WHAT TO WORK ON: Repeat the data that follows, word for word, without the images.

MATERIAL:

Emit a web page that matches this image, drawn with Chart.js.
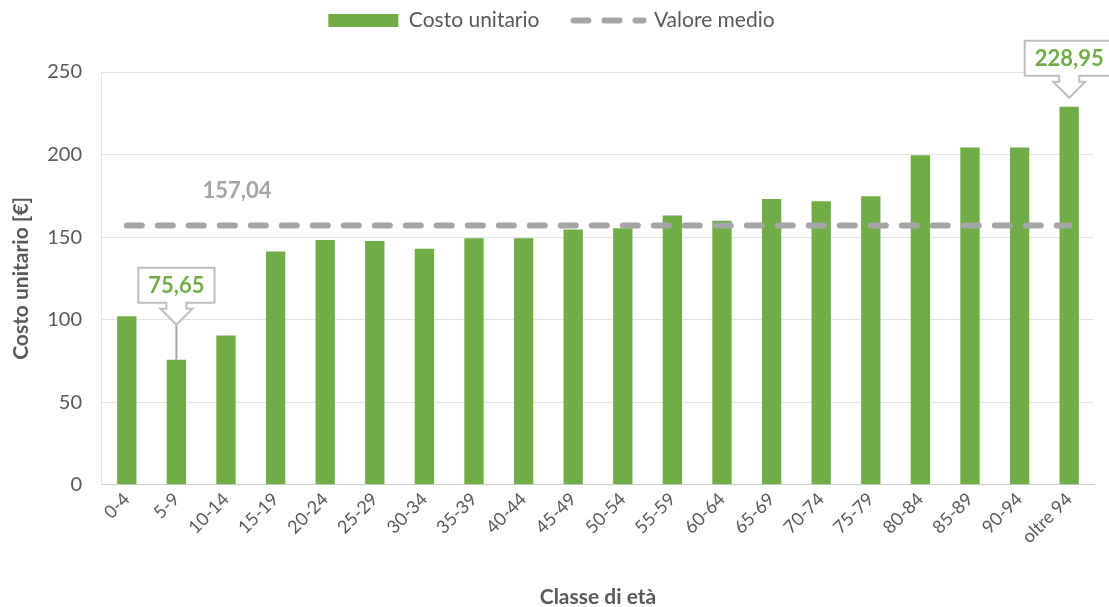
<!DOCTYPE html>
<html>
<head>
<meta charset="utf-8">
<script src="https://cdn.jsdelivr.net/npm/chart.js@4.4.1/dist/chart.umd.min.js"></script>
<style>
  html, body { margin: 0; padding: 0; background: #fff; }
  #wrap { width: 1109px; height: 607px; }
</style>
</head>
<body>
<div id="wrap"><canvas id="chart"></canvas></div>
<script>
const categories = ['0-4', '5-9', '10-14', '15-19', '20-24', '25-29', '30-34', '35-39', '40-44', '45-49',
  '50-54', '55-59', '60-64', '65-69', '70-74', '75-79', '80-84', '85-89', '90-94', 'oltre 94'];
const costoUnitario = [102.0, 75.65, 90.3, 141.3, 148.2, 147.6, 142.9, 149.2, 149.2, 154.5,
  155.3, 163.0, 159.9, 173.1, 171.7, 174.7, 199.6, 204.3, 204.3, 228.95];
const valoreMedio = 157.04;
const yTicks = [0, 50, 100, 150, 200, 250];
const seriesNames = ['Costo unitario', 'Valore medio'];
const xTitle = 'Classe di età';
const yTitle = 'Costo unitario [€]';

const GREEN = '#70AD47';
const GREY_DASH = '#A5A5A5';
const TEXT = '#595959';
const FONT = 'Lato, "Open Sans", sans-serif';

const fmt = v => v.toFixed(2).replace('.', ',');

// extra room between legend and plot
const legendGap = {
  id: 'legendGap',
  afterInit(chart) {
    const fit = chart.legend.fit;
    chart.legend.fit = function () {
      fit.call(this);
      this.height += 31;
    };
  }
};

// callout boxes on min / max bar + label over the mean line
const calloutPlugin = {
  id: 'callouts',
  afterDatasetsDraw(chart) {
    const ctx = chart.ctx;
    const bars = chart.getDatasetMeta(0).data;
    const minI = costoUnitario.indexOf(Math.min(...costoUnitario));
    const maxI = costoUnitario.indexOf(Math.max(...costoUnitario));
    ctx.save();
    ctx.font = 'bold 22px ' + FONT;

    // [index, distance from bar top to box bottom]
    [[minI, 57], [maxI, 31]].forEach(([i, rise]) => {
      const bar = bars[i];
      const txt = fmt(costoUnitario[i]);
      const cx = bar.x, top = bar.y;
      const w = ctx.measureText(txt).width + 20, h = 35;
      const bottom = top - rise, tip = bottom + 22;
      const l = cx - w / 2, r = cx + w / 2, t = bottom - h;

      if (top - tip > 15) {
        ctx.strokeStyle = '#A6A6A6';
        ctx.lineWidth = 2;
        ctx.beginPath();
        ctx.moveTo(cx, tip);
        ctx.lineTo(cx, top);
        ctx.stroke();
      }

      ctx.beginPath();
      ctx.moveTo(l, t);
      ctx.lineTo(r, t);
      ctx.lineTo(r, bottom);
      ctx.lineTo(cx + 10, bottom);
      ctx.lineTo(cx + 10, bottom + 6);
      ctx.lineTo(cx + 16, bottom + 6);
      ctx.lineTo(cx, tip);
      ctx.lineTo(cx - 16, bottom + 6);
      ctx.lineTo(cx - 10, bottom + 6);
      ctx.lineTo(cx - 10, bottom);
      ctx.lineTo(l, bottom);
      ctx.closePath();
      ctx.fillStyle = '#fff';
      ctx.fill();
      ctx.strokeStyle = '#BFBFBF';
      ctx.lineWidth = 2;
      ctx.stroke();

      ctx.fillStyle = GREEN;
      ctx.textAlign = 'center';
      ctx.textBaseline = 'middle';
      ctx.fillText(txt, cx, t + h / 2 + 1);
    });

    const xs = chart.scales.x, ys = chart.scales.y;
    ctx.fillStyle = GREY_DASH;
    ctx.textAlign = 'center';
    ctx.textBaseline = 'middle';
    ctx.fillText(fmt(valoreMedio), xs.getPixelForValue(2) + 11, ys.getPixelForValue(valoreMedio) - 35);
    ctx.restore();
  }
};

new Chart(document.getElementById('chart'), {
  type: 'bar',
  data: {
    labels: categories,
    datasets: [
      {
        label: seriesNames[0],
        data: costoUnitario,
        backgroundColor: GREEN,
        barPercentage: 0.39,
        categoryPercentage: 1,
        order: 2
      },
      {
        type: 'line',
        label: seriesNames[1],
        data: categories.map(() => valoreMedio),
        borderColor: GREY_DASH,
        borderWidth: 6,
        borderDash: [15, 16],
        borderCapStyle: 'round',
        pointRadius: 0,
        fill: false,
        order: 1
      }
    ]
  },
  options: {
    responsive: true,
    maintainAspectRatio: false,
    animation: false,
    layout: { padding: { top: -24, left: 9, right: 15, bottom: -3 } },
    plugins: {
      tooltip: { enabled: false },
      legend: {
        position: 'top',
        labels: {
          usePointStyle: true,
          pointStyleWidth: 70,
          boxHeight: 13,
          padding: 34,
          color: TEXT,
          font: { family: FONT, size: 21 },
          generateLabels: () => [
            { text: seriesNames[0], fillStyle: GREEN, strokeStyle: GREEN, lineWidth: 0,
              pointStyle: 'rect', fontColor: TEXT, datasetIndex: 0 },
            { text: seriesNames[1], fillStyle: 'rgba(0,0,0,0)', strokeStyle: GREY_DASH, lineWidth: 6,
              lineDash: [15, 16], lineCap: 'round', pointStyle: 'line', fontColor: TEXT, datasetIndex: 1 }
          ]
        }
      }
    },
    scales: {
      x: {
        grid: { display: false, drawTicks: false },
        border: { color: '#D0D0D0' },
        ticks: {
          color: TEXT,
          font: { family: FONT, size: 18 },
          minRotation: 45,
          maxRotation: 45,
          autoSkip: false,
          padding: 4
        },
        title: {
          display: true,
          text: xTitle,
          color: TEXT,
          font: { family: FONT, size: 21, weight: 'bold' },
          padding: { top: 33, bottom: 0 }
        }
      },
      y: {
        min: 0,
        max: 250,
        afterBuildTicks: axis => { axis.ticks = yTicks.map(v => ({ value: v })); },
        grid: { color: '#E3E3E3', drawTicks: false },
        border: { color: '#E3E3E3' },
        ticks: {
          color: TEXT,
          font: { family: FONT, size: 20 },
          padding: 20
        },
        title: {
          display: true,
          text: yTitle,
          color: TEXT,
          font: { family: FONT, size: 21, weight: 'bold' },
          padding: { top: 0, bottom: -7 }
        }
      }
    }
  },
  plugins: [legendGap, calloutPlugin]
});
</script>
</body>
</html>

WRITTEN ANSWER:
Emit a web page that matches this image, drawn with Chart.js.
<!DOCTYPE html>
<html>
<head>
<meta charset="utf-8">
<script src="https://cdn.jsdelivr.net/npm/chart.js@4.4.1/dist/chart.umd.min.js"></script>
<style>
  html, body { margin: 0; padding: 0; background: #fff; }
  #wrap { width: 1109px; height: 607px; }
</style>
</head>
<body>
<div id="wrap"><canvas id="chart"></canvas></div>
<script>
const categories = ['0-4', '5-9', '10-14', '15-19', '20-24', '25-29', '30-34', '35-39', '40-44', '45-49',
  '50-54', '55-59', '60-64', '65-69', '70-74', '75-79', '80-84', '85-89', '90-94', 'oltre 94'];
const costoUnitario = [102.0, 75.65, 90.3, 141.3, 148.2, 147.6, 142.9, 149.2, 149.2, 154.5,
  155.3, 163.0, 159.9, 173.1, 171.7, 174.7, 199.6, 204.3, 204.3, 228.95];
const valoreMedio = 157.04;
const yTicks = [0, 50, 100, 150, 200, 250];
const seriesNames = ['Costo unitario', 'Valore medio'];
const xTitle = 'Classe di età';
const yTitle = 'Costo unitario [€]';

const GREEN = '#70AD47';
const GREY_DASH = '#A5A5A5';
const TEXT = '#595959';
const FONT = 'Lato, "Open Sans", sans-serif';

const fmt = v => v.toFixed(2).replace('.', ',');

// extra room between legend and plot
const legendGap = {
  id: 'legendGap',
  afterInit(chart) {
    const fit = chart.legend.fit;
    chart.legend.fit = function () {
      fit.call(this);
      this.height += 31;
    };
  }
};

// callout boxes on min / max bar + label over the mean line
const calloutPlugin = {
  id: 'callouts',
  afterDatasetsDraw(chart) {
    const ctx = chart.ctx;
    const bars = chart.getDatasetMeta(0).data;
    const minI = costoUnitario.indexOf(Math.min(...costoUnitario));
    const maxI = costoUnitario.indexOf(Math.max(...costoUnitario));
    ctx.save();
    ctx.font = 'bold 22px ' + FONT;

    // [index, distance from bar top to box bottom]
    [[minI, 57], [maxI, 31]].forEach(([i, rise]) => {
      const bar = bars[i];
      const txt = fmt(costoUnitario[i]);
      const cx = bar.x, top = bar.y;
      const w = ctx.measureText(txt).width + 20, h = 35;
      const bottom = top - rise, tip = bottom + 22;
      const l = cx - w / 2, r = cx + w / 2, t = bottom - h;

      if (top - tip > 15) {
        ctx.strokeStyle = '#A6A6A6';
        ctx.lineWidth = 2;
        ctx.beginPath();
        ctx.moveTo(cx, tip);
        ctx.lineTo(cx, top);
        ctx.stroke();
      }

      ctx.beginPath();
      ctx.moveTo(l, t);
      ctx.lineTo(r, t);
      ctx.lineTo(r, bottom);
      ctx.lineTo(cx + 10, bottom);
      ctx.lineTo(cx + 10, bottom + 6);
      ctx.lineTo(cx + 16, bottom + 6);
      ctx.lineTo(cx, tip);
      ctx.lineTo(cx - 16, bottom + 6);
      ctx.lineTo(cx - 10, bottom + 6);
      ctx.lineTo(cx - 10, bottom);
      ctx.lineTo(l, bottom);
      ctx.closePath();
      ctx.fillStyle = '#fff';
      ctx.fill();
      ctx.strokeStyle = '#BFBFBF';
      ctx.lineWidth = 2;
      ctx.stroke();

      ctx.fillStyle = GREEN;
      ctx.textAlign = 'center';
      ctx.textBaseline = 'middle';
      ctx.fillText(txt, cx, t + h / 2 + 1);
    });

    const xs = chart.scales.x, ys = chart.scales.y;
    ctx.fillStyle = GREY_DASH;
    ctx.textAlign = 'center';
    ctx.textBaseline = 'middle';
    ctx.fillText(fmt(valoreMedio), xs.getPixelForValue(2) + 11, ys.getPixelForValue(valoreMedio) - 35);
    ctx.restore();
  }
};

new Chart(document.getElementById('chart'), {
  type: 'bar',
  data: {
    labels: categories,
    datasets: [
      {
        label: seriesNames[0],
        data: costoUnitario,
        backgroundColor: GREEN,
        barPercentage: 0.39,
        categoryPercentage: 1,
        order: 2
      },
      {
        type: 'line',
        label: seriesNames[1],
        data: categories.map(() => valoreMedio),
        borderColor: GREY_DASH,
        borderWidth: 6,
        borderDash: [15, 16],
        borderCapStyle: 'round',
        pointRadius: 0,
        fill: false,
        order: 1
      }
    ]
  },
  options: {
    responsive: true,
    maintainAspectRatio: false,
    animation: false,
    layout: { padding: { top: -24, left: 9, right: 15, bottom: -3 } },
    plugins: {
      tooltip: { enabled: false },
      legend: {
        position: 'top',
        labels: {
          usePointStyle: true,
          pointStyleWidth: 70,
          boxHeight: 13,
          padding: 34,
          color: TEXT,
          font: { family: FONT, size: 21 },
          generateLabels: () => [
            { text: seriesNames[0], fillStyle: GREEN, strokeStyle: GREEN, lineWidth: 0,
              pointStyle: 'rect', fontColor: TEXT, datasetIndex: 0 },
            { text: seriesNames[1], fillStyle: 'rgba(0,0,0,0)', strokeStyle: GREY_DASH, lineWidth: 6,
              lineDash: [15, 16], lineCap: 'round', pointStyle: 'line', fontColor: TEXT, datasetIndex: 1 }
          ]
        }
      }
    },
    scales: {
      x: {
        grid: { display: false, drawTicks: false },
        border: { color: '#D0D0D0' },
        ticks: {
          color: TEXT,
          font: { family: FONT, size: 18 },
          minRotation: 45,
          maxRotation: 45,
          autoSkip: false,
          padding: 4
        },
        title: {
          display: true,
          text: xTitle,
          color: TEXT,
          font: { family: FONT, size: 21, weight: 'bold' },
          padding: { top: 33, bottom: 0 }
        }
      },
      y: {
        min: 0,
        max: 250,
        afterBuildTicks: axis => { axis.ticks = yTicks.map(v => ({ value: v })); },
        grid: { color: '#E3E3E3', drawTicks: false },
        border: { color: '#E3E3E3' },
        ticks: {
          color: TEXT,
          font: { family: FONT, size: 20 },
          padding: 20
        },
        title: {
          display: true,
          text: yTitle,
          color: TEXT,
          font: { family: FONT, size: 21, weight: 'bold' },
          padding: { top: 0, bottom: -7 }
        }
      }
    }
  },
  plugins: [legendGap, calloutPlugin]
});
</script>
</body>
</html>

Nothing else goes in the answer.